The word that jumps out at me to describe this game is "grindy." It's like a car MMO. Like many (older?) racing games, your progression goal is to upgrade your license. You start with a D license and must win x number of events to upgrade. I think so far it was D -> C (8); C -> B (15); B -> A (26). I'm working on getting the A right now and have 9 or so more. Last night I sat down with the game for a couple hours and, really, grinded my way through the C and most of the way through B.
Events are handled in an interesting way. In old Burnout games, you just select events from the big map. In this game, you discover events by driving around the city. Every traffic light has an event that gets added to the map when you drive through that intersection. You start an event by going to the intersection and pressing brake and gas at the same time.
One big letdown is that there is no crash mode!
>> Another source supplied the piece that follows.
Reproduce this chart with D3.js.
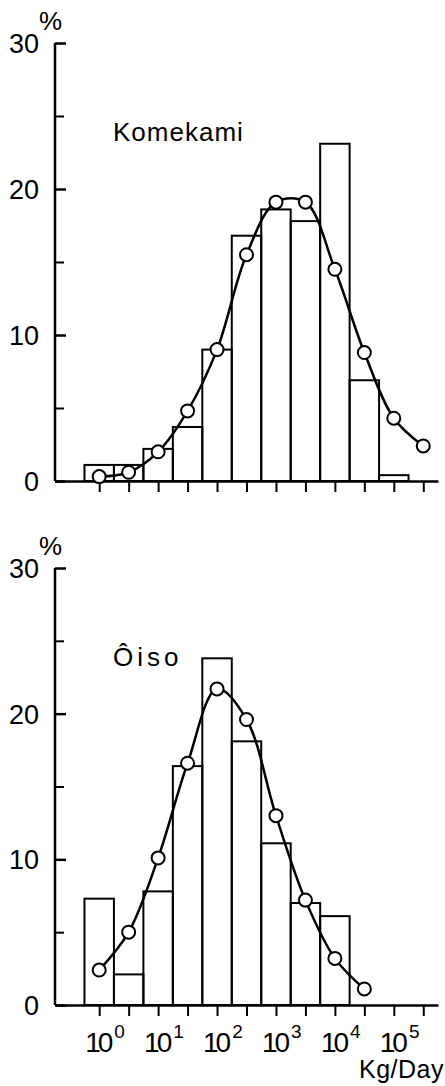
<!DOCTYPE html>
<html>
<head>
<meta charset="utf-8">
<script src="https://cdn.jsdelivr.net/npm/d3@7"></script>
<style>
  body { margin: 0; background: #fff; }
  svg { display: block; }
  .lbl { font-family: "Liberation Sans", Arial, sans-serif; fill: #000; }
</style>
</head>
<body>
<svg id="chart" width="445" height="1086"></svg>
<script>
// Bin centres as log10 exponents (each bin is half a decade wide)
const topBinExp = [0, 0.5, 1, 1.5, 2, 2.5, 3, 3.5, 4, 4.5, 5];
const topBars = [1.1, 1.1, 2.2, 3.7, 9.0, 16.8, 18.6, 17.8, 23.1, 6.9, 0.4];
const topPointExp = [0, 0.5, 1, 1.5, 2, 2.5, 3, 3.5, 4, 4.5, 5, 5.5];
const topPoints = [0.3, 0.6, 2.0, 4.8, 9.0, 15.5, 19.1, 19.1, 14.5, 8.8, 4.3, 2.4];

const botBinExp = [0, 0.5, 1, 1.5, 2, 2.5, 3, 3.5, 4];
const botBars = [7.3, 2.1, 7.8, 16.4, 23.8, 18.1, 11.1, 7.0, 6.1];
const botPointExp = [0, 0.5, 1, 1.5, 2, 2.5, 3, 3.5, 4, 4.5];
const botPoints = [2.4, 5.0, 10.1, 16.6, 21.7, 19.6, 13.0, 7.2, 3.2, 1.1];

const yTicks = [0, 10, 20, 30];
const yMinor = [5, 15, 25];
const xTickExp = [0, 0.5, 1, 1.5, 2, 2.5, 3, 3.5, 4, 4.5, 5, 5.5];
const xLabelExp = [0, 1, 2, 3, 4, 5];

const svg = d3.select("#chart");

// Shared log x scale
let x = d3.scaleLog().domain([Math.pow(10, -0.75), Math.pow(10, 5.75)]).range([55, 438]);

function drawPanel(title, titleSpacing, top, bottom, binExp, bars, ptExp, pts, showLabels) {
    let y = d3.scaleLinear().domain([0, 30]).range([bottom, top]);
    let g = svg.append("g");

    // bars
    g.selectAll("rect.bar")
        .data(bars)
        .enter().append("rect")
        .attr("class", "bar")
        .attr("x", (d, i) => x(Math.pow(10, binExp[i] - 0.25)))
        .attr("width", (d, i) => x(Math.pow(10, binExp[i] + 0.25)) - x(Math.pow(10, binExp[i] - 0.25)))
        .attr("y", d => y(d))
        .attr("height", d => y(0) - y(d))
        .attr("fill", "none")
        .attr("stroke", "#000")
        .attr("stroke-width", 2);

    // y axis (ticks pointing inward)
    let yAxis = d3.axisRight(y).tickValues(yTicks).tickSize(11).tickFormat("");
    g.append("g")
        .attr("transform", "translate(" + x.range()[0] + ",0)")
        .call(yAxis)
        .call(s => s.select(".domain").attr("d", "M0," + y(30) + "V" + y(0)))
        .call(s => s.selectAll("line").attr("stroke-width", 2.5));
    g.append("g")
        .attr("transform", "translate(" + x.range()[0] + ",0)")
        .call(d3.axisRight(y).tickValues(yMinor).tickSize(9).tickFormat(""))
        .call(s => s.select(".domain").remove())
        .call(s => s.selectAll("line").attr("stroke-width", 2));
    g.selectAll("g path.domain").attr("stroke-width", 2.5);

    g.selectAll("text.ylab")
        .data(yTicks)
        .enter().append("text")
        .attr("class", "lbl ylab")
        .attr("x", 39)
        .attr("y", d => y(d) + 10)
        .attr("text-anchor", "end")
        .attr("font-size", 27)
        .text(d => d);

    g.append("text")
        .attr("class", "lbl")
        .attr("x", 39)
        .attr("y", top - 13)
        .attr("font-size", 26)
        .text("%");

    // x axis (ticks pointing down)
    let xAxis = d3.axisBottom(x)
        .tickValues(xTickExp.map(e => Math.pow(10, e)))
        .tickSize(11)
        .tickSizeOuter(0)
        .tickFormat("");
    g.append("g")
        .attr("transform", "translate(0," + y(0) + ")")
        .call(xAxis)
        .call(s => s.select(".domain").attr("stroke-width", 2.5))
        .call(s => s.selectAll("line").attr("stroke-width", 2));

    if (showLabels) {
        let lab = g.selectAll("text.xlab")
            .data(xLabelExp)
            .enter().append("text")
            .attr("class", "lbl xlab")
            .attr("x", d => x(Math.pow(10, d)) - 14)
            .attr("y", y(0) + 47)
            .attr("font-size", 28)
            .attr("letter-spacing", -3);
        lab.append("tspan").text("10");
        lab.append("tspan")
            .attr("dx", 4)
            .attr("dy", -14)
            .attr("font-size", 19)
            .text(d => d);
        g.append("text")
            .attr("class", "lbl")
            .attr("x", 444)
            .attr("y", y(0) + 73)
            .attr("text-anchor", "end")
            .attr("font-size", 25)
            .attr("letter-spacing", 0.5)
            .text("Kg/Day");
    }

    // title
    g.append("text")
        .attr("class", "lbl")
        .attr("x", 113)
        .attr("y", y(23.3))
        .attr("font-size", 26)
        .attr("letter-spacing", titleSpacing)
        .text(title);

    // smoothed line through points
    let line = d3.line()
        .x((d, i) => x(Math.pow(10, ptExp[i])))
        .y(d => y(d))
        .curve(d3.curveCatmullRom.alpha(0.5));
    g.append("path")
        .datum(pts)
        .attr("d", line)
        .attr("fill", "none")
        .attr("stroke", "#000")
        .attr("stroke-width", 2.5);

    g.selectAll("circle.pt")
        .data(pts)
        .enter().append("circle")
        .attr("class", "pt")
        .attr("cx", (d, i) => x(Math.pow(10, ptExp[i])))
        .attr("cy", d => y(d))
        .attr("r", 6.5)
        .attr("fill", "#fff")
        .attr("stroke", "#000")
        .attr("stroke-width", 2);
}

drawPanel("Komekami", 1, 43, 481, topBinExp, topBars, topPointExp, topPoints, false);
drawPanel("Ôiso", 4, 568, 1005, botBinExp, botBars, botPointExp, botPoints, true);
</script>
</body>
</html>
There's also no aftertouch takedowns! These were two things I LOVED about previous Burnout games I've played. I can understand why crash mode is gone, because that would be tough to do in a constantly moving open world. Like, when you start events, it doesn't phase you to some preset section of the city where traffic is arranged just so. No, you just start a race, and other cars come blazing from behind you.
But, there is the very cool addition of stunt mode. Paradise City has a huge emphasis on shortcuts and stunts. In stunt mode, you try to match a score, like get 50,000 points of stunts in 2 minutes. There are multipliers like jumping through billboards, doing super jumps, getting big air time or doing barrel rolls. I like this mode a lot because it's just awesome to find some of the crazy routes in the game and chain together jumps, billboards and the rest.
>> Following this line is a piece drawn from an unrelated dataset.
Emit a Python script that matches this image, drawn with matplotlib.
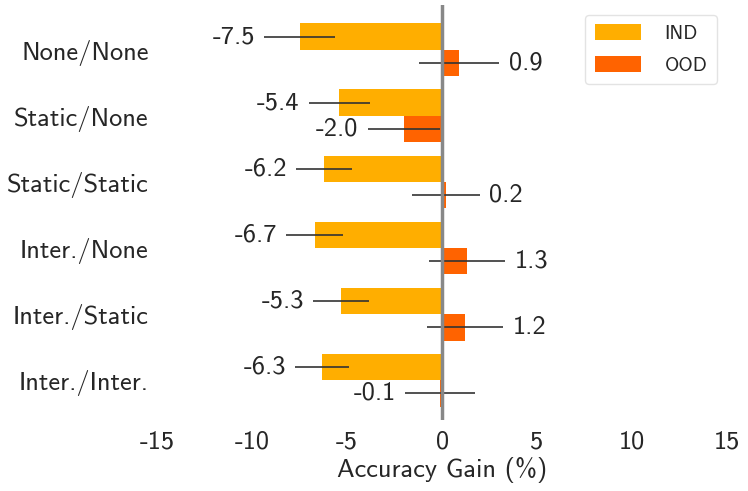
import numpy as np
import matplotlib
matplotlib.use("Agg")
import matplotlib.pyplot as plt

categories = ['None/None', 'Static/None', 'Static/Static', 'Inter./None', 'Inter./Static', 'Inter./Inter.']
ind_gain = [-7.5, -5.4, -6.2, -6.7, -5.3, -6.3]
ood_gain = [0.9, -2.0, 0.2, 1.3, 1.2, -0.1]
ind_err = [1.85, 1.62, 1.47, 1.5, 1.47, 1.42]
ood_err = [2.1, 1.9, 1.78, 2.0, 2.0, 1.83]

plt.rcParams['font.family'] = ['cmss10', 'DejaVu Sans']
plt.rcParams['axes.unicode_minus'] = False
plt.rcParams['text.color'] = '#262626'
plt.rcParams['xtick.color'] = '#262626'
plt.rcParams['ytick.color'] = '#262626'
plt.rcParams['axes.labelcolor'] = '#262626'

ind_color = '#FFAE00'
ood_color = '#FF6300'

fig = plt.figure(figsize=(7.48, 4.91), dpi=100)
ax = fig.add_axes([0.21, 0.145, 0.762, 0.845])

y = np.arange(len(categories))
h = 0.4
ax.barh(y - h / 2, ind_gain, height=h, color=ind_color, label='IND',
        xerr=ind_err, error_kw=dict(ecolor='#333333', elinewidth=1.2, capsize=0))
ax.barh(y + h / 2, ood_gain, height=h, color=ood_color, label='OOD',
        xerr=ood_err, error_kw=dict(ecolor='#333333', elinewidth=1.2, capsize=0))

ax.axvline(0, color='#888888', lw=2.5, zorder=3)

for vals, errs, off in [(ind_gain, ind_err, -h / 2), (ood_gain, ood_err, h / 2)]:
    for i, (v, e) in enumerate(zip(vals, errs)):
        if v < 0:
            ax.text(v - e - 0.5, i + off, f'{v:.1f}', ha='right', va='center', fontsize=19)
        else:
            ax.text(v + e + 0.5, i + off, f'{v:.1f}', ha='left', va='center', fontsize=19)

ax.set_xlim(-15, 15)
ax.set_ylim(len(categories) - 0.4, -0.68)
ax.set_xticks([-15, -10, -5, 0, 5, 10, 15])
ax.set_yticks(y)
ax.set_yticklabels(categories)
ax.tick_params(axis='both', labelsize=19, length=0)
ax.tick_params(axis='x', pad=8)
ax.tick_params(axis='y', pad=6)
ax.set_xlabel('Accuracy Gain (%)', fontsize=19, labelpad=2)
for s in ax.spines.values():
    s.set_visible(False)

leg = ax.legend(loc='upper right', fontsize=14, frameon=True, borderpad=0.5,
                labelspacing=0.65, handlelength=2.4, handleheight=0.9,
                handletextpad=1.2, borderaxespad=0.5)
leg.get_frame().set_edgecolor('#dddddd')

fig.savefig('out.png', dpi=100)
As usual, the sense of speed is intense, especially with the speed class cars (there are even classes, like an MMO, haha). Each class (speed, aggressive and stunt) has a different type of boost bar. One of them is normal, I forget, but speed is interesting. You can only boost when the bar is full, and if you stop boosting, the bar goes to 0. However, you can chain boosts, so if, while boosting, you get a takedown or drive the whole time in oncoming traffic, the screen will flash "Burnout" and your boost gauge will fill up, letting you continue boosting. One time I got Burnout x 4, which was awesome.
That's the gist of the game. There seems to be robust online play as well, and I will likely check that out sometime. But that's all for now!